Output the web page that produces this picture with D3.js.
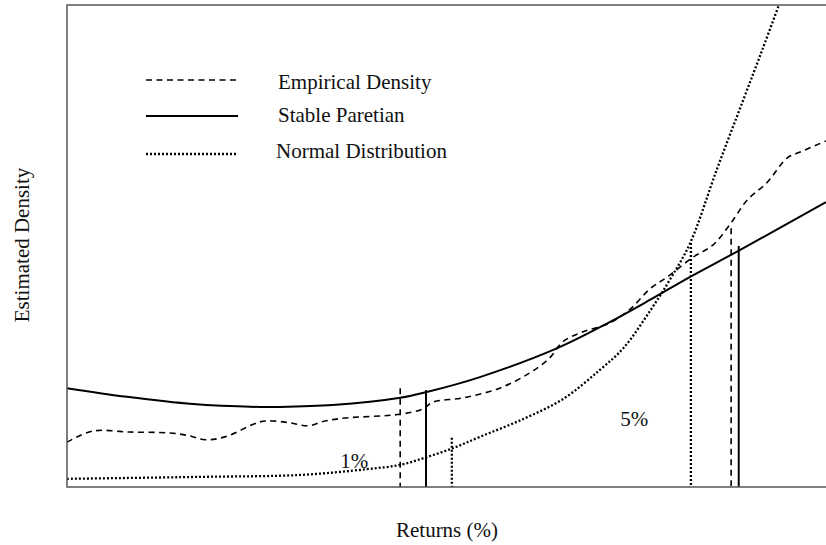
<!DOCTYPE html>
<html>
<head>
<meta charset="UTF-8" />
<title>Estimated Density</title>
<script src="https://d3js.org/d3.v7.min.js"></script>
<style>
  body { margin: 0; background: #fff; }
  text { font-family: "Liberation Serif", "DejaVu Serif", serif; font-size: 21px; fill: #111; }
  .curve { fill: none; stroke: #000; }
</style>
</head>
<body>
<script>
// x: returns (plot-relative units, 0..100), y: estimated density (0..100)
var stableX = [0, 7.9, 16.6, 25.4, 27.7, 35.0, 43.9, 47.4, 54.4, 64.6, 71.5, 76.8, 82.1, 88.7, 100];
var stableY = [20.5, 18.7, 17.2, 16.6, 16.6, 17.0, 18.5, 19.7, 22.8, 28.8, 34.2, 38.8, 43.6, 49.2, 59.1];

var empiricalX = [0, 3.4, 8.3, 13.6, 16.2, 18.2, 20.8, 25.4, 27.1, 29.4, 31.8, 34.0, 36.6, 43.9, 46.9, 48.2, 52.2, 57.0, 61.0, 63.6, 65.3, 68.0, 71.5, 74.2, 76.8, 79.1, 82.5, 85.1, 87.4, 89.6, 92.2, 94.9, 96.6, 100];
var empiricalY = [9.3, 11.6, 11.4, 11.2, 10.6, 9.8, 10.4, 13.5, 13.7, 13.3, 12.7, 13.7, 14.3, 15.1, 16.2, 17.6, 18.5, 20.5, 23.7, 26.8, 30.1, 32.2, 34.0, 36.9, 41.1, 43.6, 47.7, 50.2, 54.6, 59.5, 63.1, 68.3, 69.5, 71.8];

var normalX = [0, 17.5, 30.7, 39.5, 43.9, 47.4, 50.9, 54.4, 60.1, 65.4, 70.2, 73.3, 76.8, 79.5, 82.1, 85.6, 89.1, 91.7, 93.8];
var normalY = [1.7, 2.1, 2.5, 3.7, 4.6, 6.2, 8.1, 10.4, 14.1, 18.3, 24.3, 28.8, 36.5, 43.2, 50.6, 65.8, 80.3, 91.1, 100];

// quantile markers: x, top of the line, style
var markerX = [43.9, 47.3, 50.7, 82.2, 87.5, 88.5];
var markerTop = [20.5, 20.1, 10.2, 50.6, 53.7, 50.0];
var markerStyle = ["dashed", "solid", "dotted", "dotted", "dashed", "solid"];

var pctLabels = ["1%", "5%"];
var pctX = [36.0, 72.9];
var pctY = [3.9, 12.7];

var legendNames = ["Empirical Density", "Stable Paretian", "Normal Distribution"];
var legendStyle = ["dashed", "solid", "dotted"];

var width = 826, height = 545;
var plotL = 67, plotR = 826, plotT = 5, plotB = 487;

var dash = { dashed: "6,4.5", solid: null, dotted: "2,2" };
var sw = { dashed: 1.6, solid: 2, dotted: 2.3 };

var svg = d3.select("body").append("svg").attr("width", width).attr("height", height);

var x = d3.scaleLinear().domain([0, 100]).range([plotL, plotR]);
var y = d3.scaleLinear().domain([0, 100]).range([plotB, plotT]);

svg.append("clipPath").attr("id", "clip")
  .append("rect").attr("x", plotL).attr("y", plotT).attr("width", plotR - plotL).attr("height", plotB - plotT);

var line = d3.line()
  .x(function(d) { return x(d[0]); })
  .y(function(d) { return y(d[1]); })
  .curve(d3.curveCatmullRom.alpha(0.5));

function draw(xs, ys, style) {
  svg.append("path")
    .datum(d3.zip(xs, ys))
    .attr("class", "curve")
    .attr("clip-path", "url(#clip)")
    .attr("stroke-width", sw[style])
    .attr("stroke-dasharray", dash[style])
    .attr("d", line);
}

draw(empiricalX, empiricalY, "dashed");
draw(stableX, stableY, "solid");
draw(normalX, normalY, "dotted");

markerX.forEach(function(mx, i) {
  svg.append("line")
    .attr("x1", x(mx)).attr("x2", x(mx))
    .attr("y1", y(markerTop[i])).attr("y2", y(0))
    .attr("stroke", "#000")
    .attr("stroke-width", sw[markerStyle[i]])
    .attr("stroke-dasharray", dash[markerStyle[i]]);
});

pctLabels.forEach(function(t, i) {
  svg.append("text").attr("x", x(pctX[i])).attr("y", y(pctY[i])).text(t);
});

// frame: left, top and bottom
svg.append("path")
  .attr("d", "M" + plotR + "," + plotT + "H" + plotL + "V" + plotB + "H" + plotR)
  .attr("fill", "none").attr("stroke", "#555").attr("stroke-width", 1.5);

// legend
var legY = [80, 116, 154];
var legTextY = [89, 122, 158];
var legTextX = [278, 278, 276];
legendNames.forEach(function(name, i) {
  svg.append("line")
    .attr("x1", 146).attr("x2", 238)
    .attr("y1", legY[i]).attr("y2", legY[i])
    .attr("stroke", "#000")
    .attr("stroke-width", sw[legendStyle[i]])
    .attr("stroke-dasharray", dash[legendStyle[i]]);
  svg.append("text").attr("x", legTextX[i]).attr("y", legTextY[i]).text(name);
});

// axis titles
svg.append("text")
  .attr("x", 447).attr("y", 537)
  .attr("text-anchor", "middle")
  .text("Returns (%)");

svg.append("text")
  .attr("transform", "translate(29,245) rotate(-90)")
  .attr("text-anchor", "middle")
  .text("Estimated Density");
</script>
</body>
</html>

──────────────────────────────

* _Given instruction_
Would you reproduce the lines above, from the very first through the line containing "43.6, 49.2, 59.1];", exactly and without the pictures?

* _Finished answer_
Output the web page that produces this picture with D3.js.
<!DOCTYPE html>
<html>
<head>
<meta charset="UTF-8" />
<title>Estimated Density</title>
<script src="https://d3js.org/d3.v7.min.js"></script>
<style>
  body { margin: 0; background: #fff; }
  text { font-family: "Liberation Serif", "DejaVu Serif", serif; font-size: 21px; fill: #111; }
  .curve { fill: none; stroke: #000; }
</style>
</head>
<body>
<script>
// x: returns (plot-relative units, 0..100), y: estimated density (0..100)
var stableX = [0, 7.9, 16.6, 25.4, 27.7, 35.0, 43.9, 47.4, 54.4, 64.6, 71.5, 76.8, 82.1, 88.7, 100];
var stableY = [20.5, 18.7, 17.2, 16.6, 16.6, 17.0, 18.5, 19.7, 22.8, 28.8, 34.2, 38.8, 43.6, 49.2, 59.1];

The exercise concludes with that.